I'm a part of the chronically inactive band: www.furaffinity.net/user/furries-from-outer-space

We have produced 0 music since we were formed 3 years ago. That's because we haven't found a single drummer who could send out a drum track.

Basically we're an online band where every part send out their own part. Anyone interested?

Genre wise? We got some ideas, I honestly am not sure what we are until we produce something. But expect a combination of pop/alternative/rock.


----------



## Evan of Phrygia (May 9, 2012)

I don't have a recording device currently, but I can play the drums, been playing for 5 years, in all considerations I'm an intermediate player, but idk about this so I would have to consider it


----------



## ThisisGabe (May 9, 2012)

Basically each part is put together by everyone recording their own part.


----------



## Oly (May 12, 2012)

I can sequence drums.

I play them too but I can't record any. I like to use a lot of breaks and samples from old drum machines.
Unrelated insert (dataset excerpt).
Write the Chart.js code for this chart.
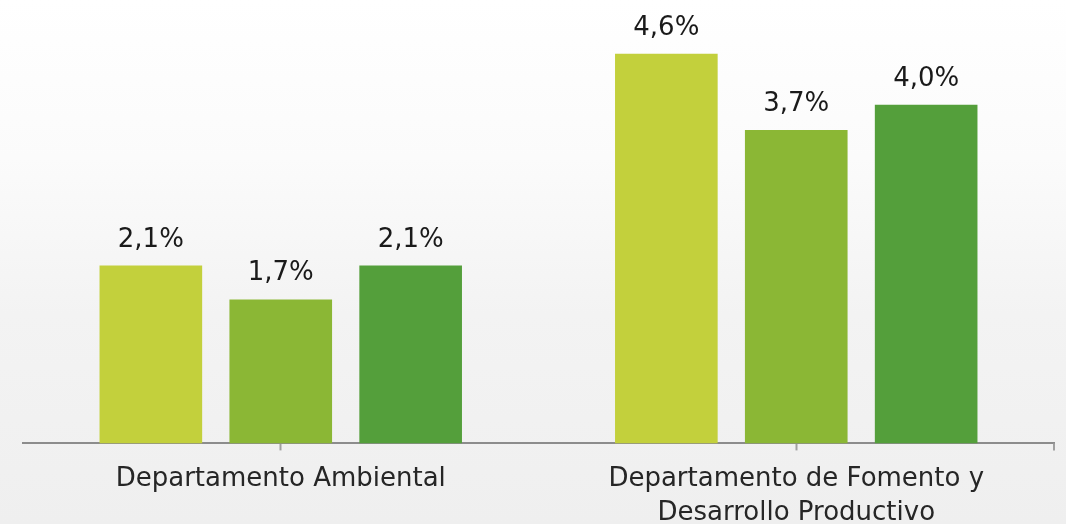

I've got some samples of real drums and junk too.

I'm also knowledgeable about synthesis, mixing and producing music in general, so that's a plus. As well I am capable of writing input should the need arise.

I don't really post music but http://www.furaffinity.net/user/oly/ is my fa. note me there if you're interested.


----------



## ThisisGabe (May 12, 2012)

Okay, I will =D


----------